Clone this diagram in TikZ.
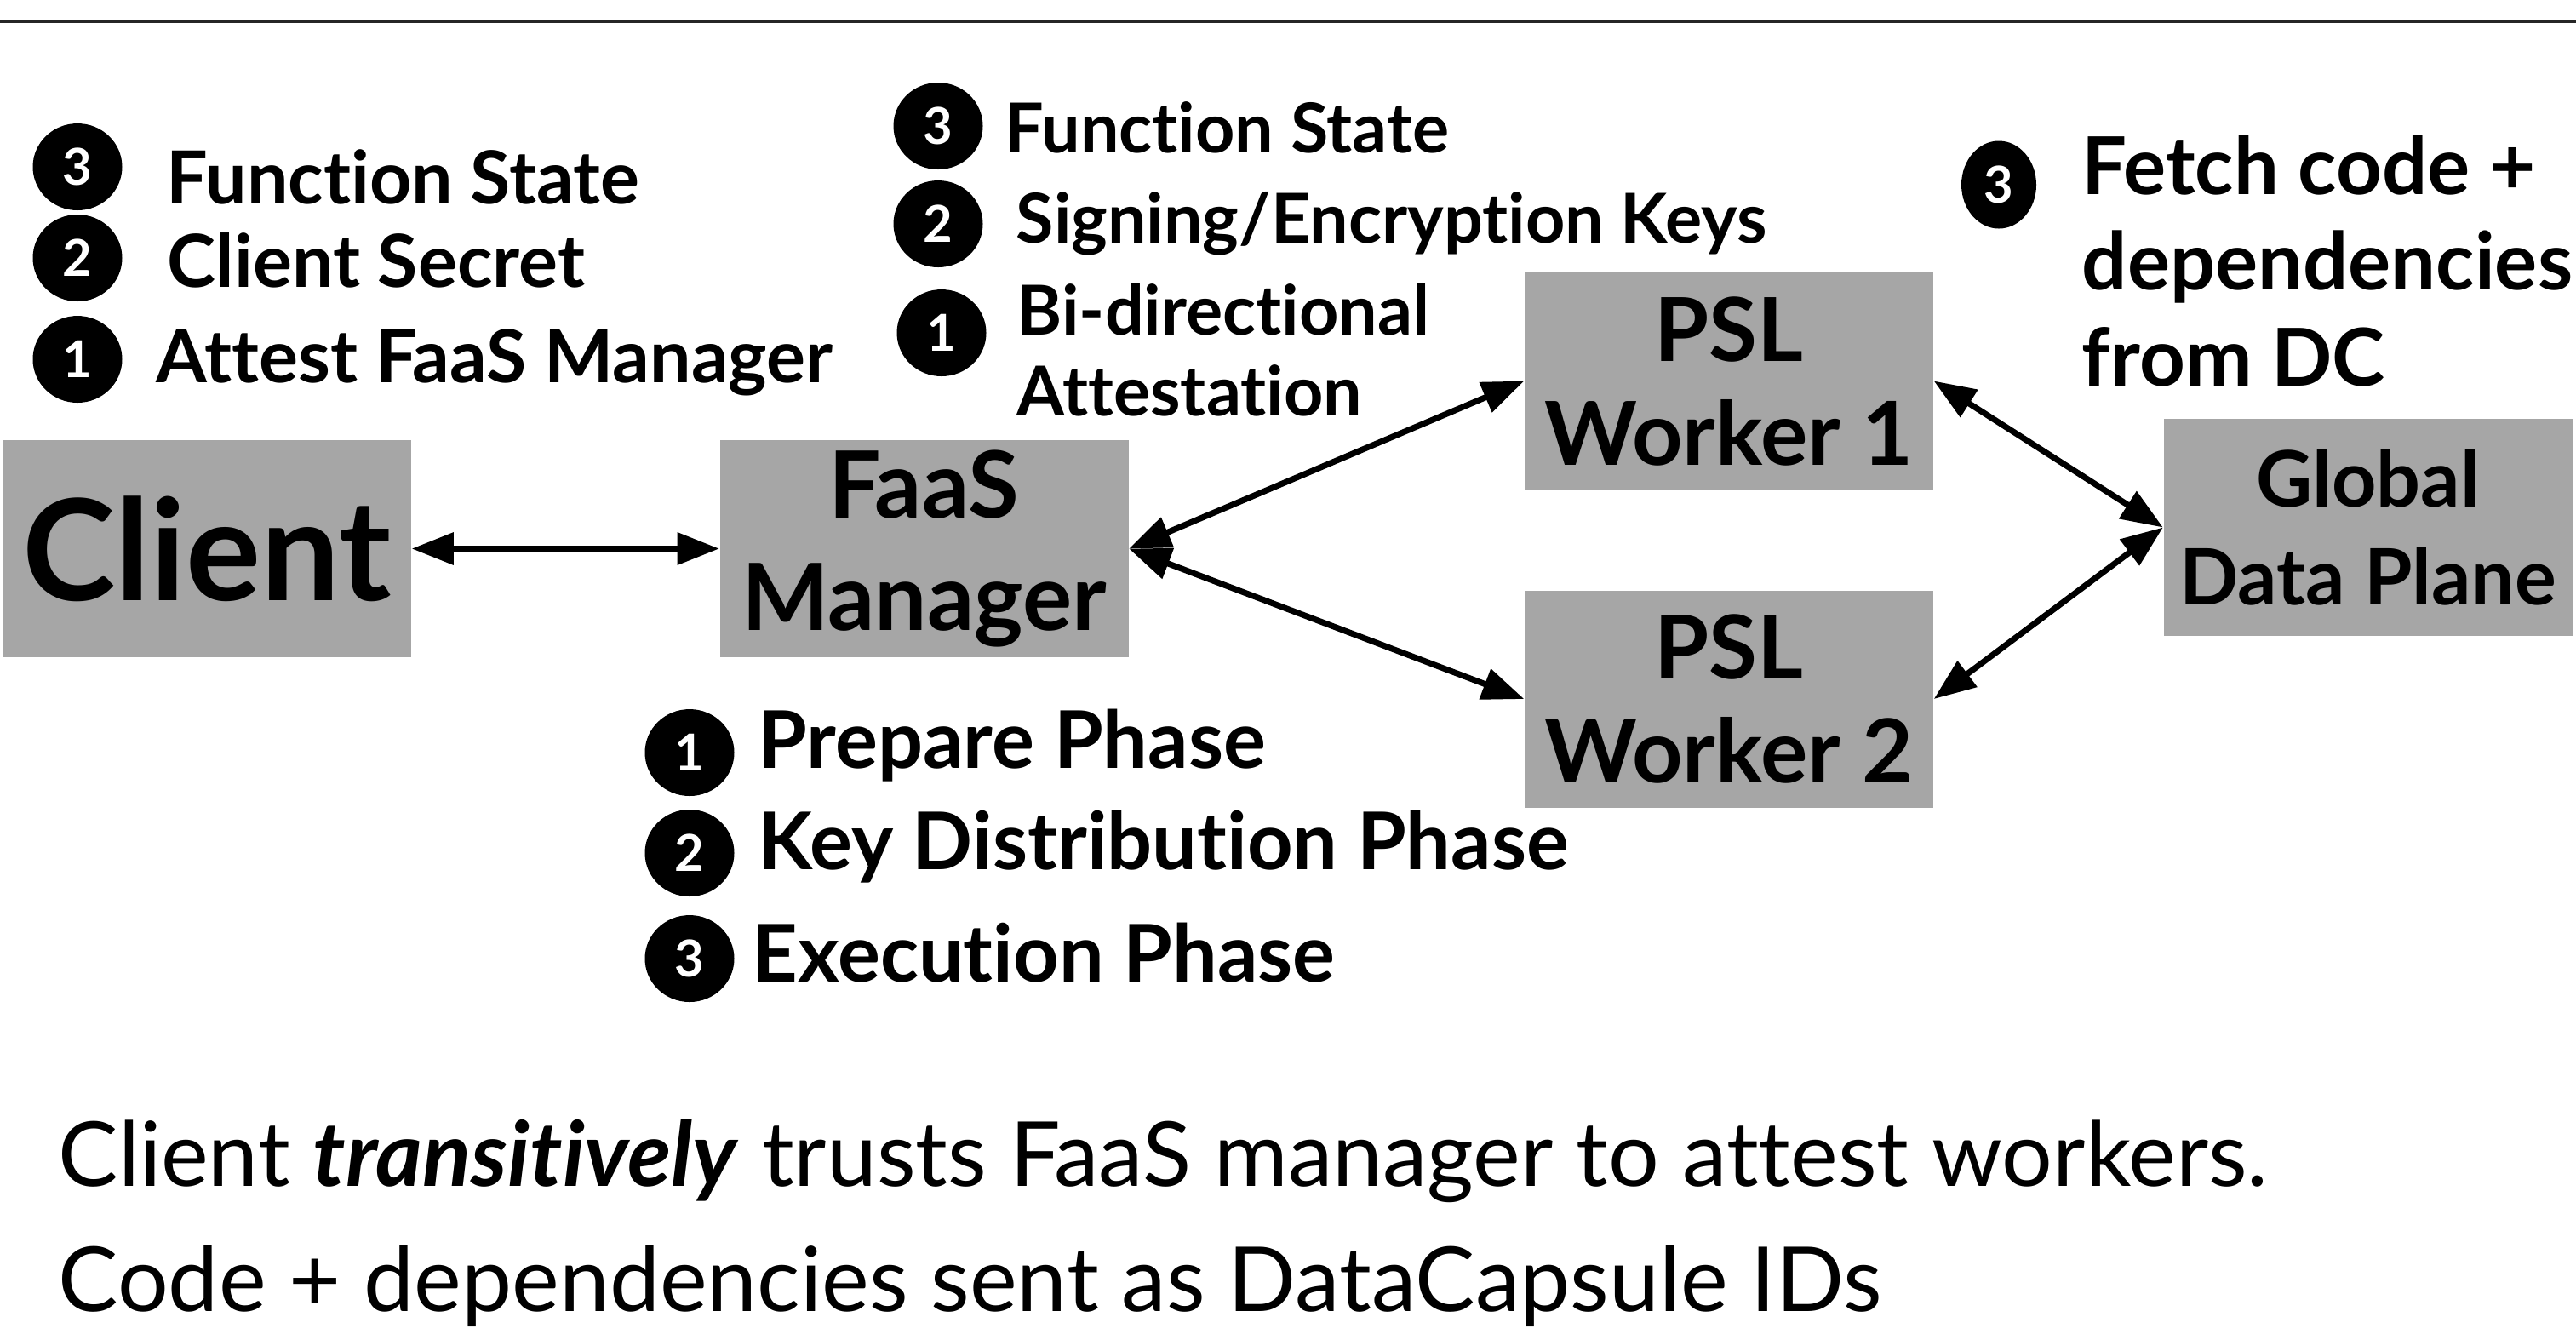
\documentclass[tikz,border=0pt]{standalone}
\usepackage{fontspec}
\setmainfont{Lato}[Ligatures=NoCommon]
\usetikzlibrary{arrows.meta,shapes.geometric}
\definecolor{boxgray}{RGB}{166,166,166}

\begin{document}
\begin{tikzpicture}
	\tikzstyle{box} = [rectangle, minimum width=4.8cm, minimum height=2.55cm, inner sep=0pt, text centered, fill=boxgray, align=center]
	\tikzstyle{badge} = [ellipse, minimum width=1.05cm, minimum height=1.02cm, inner sep=0pt, fill=black, text=white, font=\bfseries\fontsize{17}{17}\selectfont]
	\tikzstyle{note} = [anchor=base west, inner sep=0pt, align=left]
	\tikzstyle{link} = [<->, >={Triangle[length=14pt,width=10.5pt]}, line width=2pt]

	\useasboundingbox (0,0) rectangle (30.26,-15.66);
	\draw[line width=1.3pt, black!85] (0,-0.25) -- (30.26,-0.25);

	\node (client) [box, xshift=2.43cm, yshift=-6.445cm, font=\bfseries\fontsize{47}{56}\selectfont] {Client};
	\node (faas) [box, xshift=10.855cm, yshift=-6.445cm, font=\bfseries\fontsize{31}{37.5}\selectfont] {FaaS\\Manager};
	\node (worker1) [box, xshift=20.31cm, yshift=-4.475cm, font=\bfseries\fontsize{29.5}{34.7}\selectfont] {PSL\\Worker 1};
	\node (worker2) [box, xshift=20.31cm, yshift=-8.21cm, font=\bfseries\fontsize{29.5}{34.7}\selectfont] {PSL\\Worker 2};
	\node (gdp) [box, xshift=27.815cm, yshift=-6.195cm, font=\bfseries\fontsize{26}{32.7}\selectfont] {Global\\Data Plane};

	% client side steps
	\node (cb3) [badge, xshift=0.91cm, yshift=-1.96cm] {3};
	\node (cb2) [badge, xshift=0.91cm, yshift=-3.03cm] {2};
	\node (cb1) [badge, xshift=0.91cm, yshift=-4.22cm] {1};
	\node (cstate) [note, xshift=1.95cm, yshift=-2.39cm, font=\bfseries\fontsize{24.5}{30}\selectfont] {Function State};
	\node (csecret) [note, xshift=1.96cm, yshift=-3.37cm, font=\bfseries\fontsize{24.5}{30}\selectfont] {Client Secret};
	\node (cattest) [note, xshift=1.83cm, yshift=-4.49cm, font=\bfseries\fontsize{24.5}{30}\selectfont] {Attest FaaS Manager};

	% manager side steps
	\node (mb3) [badge, xshift=11.02cm, yshift=-1.48cm] {3};
	\node (mb2) [badge, xshift=11.02cm, yshift=-2.63cm] {2};
	\node (mb1) [badge, xshift=11.06cm, yshift=-3.91cm] {1};
	\node (mstate) [note, xshift=11.80cm, yshift=-1.79cm, font=\bfseries\fontsize{23}{27}\selectfont] {Function State};
	\node (mkeys) [note, xshift=11.93cm, yshift=-2.85cm, font=\bfseries\fontsize{23}{27}\selectfont] {Signing/Encryption Keys};
	\node (mattest) [note, xshift=11.94cm, yshift=-4.88cm, font=\bfseries\fontsize{23}{27}\selectfont] {Bi-directional\\Attestation};

	% worker side step
	\node (wb3) [badge, ellipse, minimum width=0.88cm, minimum height=1.03cm, xshift=23.48cm, yshift=-2.17cm] {3};
	\node (wfetch) [note, xshift=24.45cm, yshift=-4.53cm, font=\bfseries\fontsize{26.7}{31.9}\selectfont] {Fetch code +\\dependencies\\from DC};

	% phases
	\node (pb1) [badge, xshift=8.10cm, yshift=-8.84cm] {1};
	\node (pb2) [badge, xshift=8.10cm, yshift=-10.02cm] {2};
	\node (pb3) [badge, xshift=8.10cm, yshift=-11.26cm] {3};
	\node (prepare) [note, xshift=8.90cm, yshift=-9.02cm, font=\bfseries\fontsize{26.6}{32}\selectfont] {Prepare Phase};
	\node (keydist) [note, xshift=8.90cm, yshift=-10.21cm, font=\bfseries\fontsize{26.6}{32}\selectfont] {Key Distribution Phase};
	\node (execute) [note, xshift=8.83cm, yshift=-11.53cm, font=\bfseries\fontsize{26.6}{32}\selectfont] {Execution Phase};

	\draw[link] (client) -- (faas);
	\draw[link] (faas.east) -- (worker1.west);
	\draw[link] (faas.east) -- (worker2.west);
	\draw[link] (worker1.east) -- (gdp.west);
	\draw[link] (worker2.east) -- (gdp.west);

	\node (trust) [note, xshift=0.68cm, yshift=-13.93cm, font=\fontsize{30}{36}\selectfont] {Client \textbf{\textit{transitively}} trusts FaaS manager to attest workers.};
	\node (capsule) [note, xshift=0.68cm, yshift=-15.40cm, font=\fontsize{30}{36}\selectfont] {Code + dependencies sent as DataCapsule IDs};
\end{tikzpicture}
\end{document}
━━━━━━━━━━
Drop the images and repeat the data exactly.

§ **FINISHED ANSWER**
Clone this diagram in TikZ.
\documentclass[tikz,border=0pt]{standalone}
\usepackage{fontspec}
\setmainfont{Lato}[Ligatures=NoCommon]
\usetikzlibrary{arrows.meta,shapes.geometric}
\definecolor{boxgray}{RGB}{166,166,166}

\begin{document}
\begin{tikzpicture}
	\tikzstyle{box} = [rectangle, minimum width=4.8cm, minimum height=2.55cm, inner sep=0pt, text centered, fill=boxgray, align=center]
	\tikzstyle{badge} = [ellipse, minimum width=1.05cm, minimum height=1.02cm, inner sep=0pt, fill=black, text=white, font=\bfseries\fontsize{17}{17}\selectfont]
	\tikzstyle{note} = [anchor=base west, inner sep=0pt, align=left]
	\tikzstyle{link} = [<->, >={Triangle[length=14pt,width=10.5pt]}, line width=2pt]

	\useasboundingbox (0,0) rectangle (30.26,-15.66);
	\draw[line width=1.3pt, black!85] (0,-0.25) -- (30.26,-0.25);

	\node (client) [box, xshift=2.43cm, yshift=-6.445cm, font=\bfseries\fontsize{47}{56}\selectfont] {Client};
	\node (faas) [box, xshift=10.855cm, yshift=-6.445cm, font=\bfseries\fontsize{31}{37.5}\selectfont] {FaaS\\Manager};
	\node (worker1) [box, xshift=20.31cm, yshift=-4.475cm, font=\bfseries\fontsize{29.5}{34.7}\selectfont] {PSL\\Worker 1};
	\node (worker2) [box, xshift=20.31cm, yshift=-8.21cm, font=\bfseries\fontsize{29.5}{34.7}\selectfont] {PSL\\Worker 2};
	\node (gdp) [box, xshift=27.815cm, yshift=-6.195cm, font=\bfseries\fontsize{26}{32.7}\selectfont] {Global\\Data Plane};

	% client side steps
	\node (cb3) [badge, xshift=0.91cm, yshift=-1.96cm] {3};
	\node (cb2) [badge, xshift=0.91cm, yshift=-3.03cm] {2};
	\node (cb1) [badge, xshift=0.91cm, yshift=-4.22cm] {1};
	\node (cstate) [note, xshift=1.95cm, yshift=-2.39cm, font=\bfseries\fontsize{24.5}{30}\selectfont] {Function State};
	\node (csecret) [note, xshift=1.96cm, yshift=-3.37cm, font=\bfseries\fontsize{24.5}{30}\selectfont] {Client Secret};
	\node (cattest) [note, xshift=1.83cm, yshift=-4.49cm, font=\bfseries\fontsize{24.5}{30}\selectfont] {Attest FaaS Manager};

	% manager side steps
	\node (mb3) [badge, xshift=11.02cm, yshift=-1.48cm] {3};
	\node (mb2) [badge, xshift=11.02cm, yshift=-2.63cm] {2};
	\node (mb1) [badge, xshift=11.06cm, yshift=-3.91cm] {1};
	\node (mstate) [note, xshift=11.80cm, yshift=-1.79cm, font=\bfseries\fontsize{23}{27}\selectfont] {Function State};
	\node (mkeys) [note, xshift=11.93cm, yshift=-2.85cm, font=\bfseries\fontsize{23}{27}\selectfont] {Signing/Encryption Keys};
	\node (mattest) [note, xshift=11.94cm, yshift=-4.88cm, font=\bfseries\fontsize{23}{27}\selectfont] {Bi-directional\\Attestation};

	% worker side step
	\node (wb3) [badge, ellipse, minimum width=0.88cm, minimum height=1.03cm, xshift=23.48cm, yshift=-2.17cm] {3};
	\node (wfetch) [note, xshift=24.45cm, yshift=-4.53cm, font=\bfseries\fontsize{26.7}{31.9}\selectfont] {Fetch code +\\dependencies\\from DC};

	% phases
	\node (pb1) [badge, xshift=8.10cm, yshift=-8.84cm] {1};
	\node (pb2) [badge, xshift=8.10cm, yshift=-10.02cm] {2};
	\node (pb3) [badge, xshift=8.10cm, yshift=-11.26cm] {3};
	\node (prepare) [note, xshift=8.90cm, yshift=-9.02cm, font=\bfseries\fontsize{26.6}{32}\selectfont] {Prepare Phase};
	\node (keydist) [note, xshift=8.90cm, yshift=-10.21cm, font=\bfseries\fontsize{26.6}{32}\selectfont] {Key Distribution Phase};
	\node (execute) [note, xshift=8.83cm, yshift=-11.53cm, font=\bfseries\fontsize{26.6}{32}\selectfont] {Execution Phase};

	\draw[link] (client) -- (faas);
	\draw[link] (faas.east) -- (worker1.west);
	\draw[link] (faas.east) -- (worker2.west);
	\draw[link] (worker1.east) -- (gdp.west);
	\draw[link] (worker2.east) -- (gdp.west);

	\node (trust) [note, xshift=0.68cm, yshift=-13.93cm, font=\fontsize{30}{36}\selectfont] {Client \textbf{\textit{transitively}} trusts FaaS manager to attest workers.};
	\node (capsule) [note, xshift=0.68cm, yshift=-15.40cm, font=\fontsize{30}{36}\selectfont] {Code + dependencies sent as DataCapsule IDs};
\end{tikzpicture}
\end{document}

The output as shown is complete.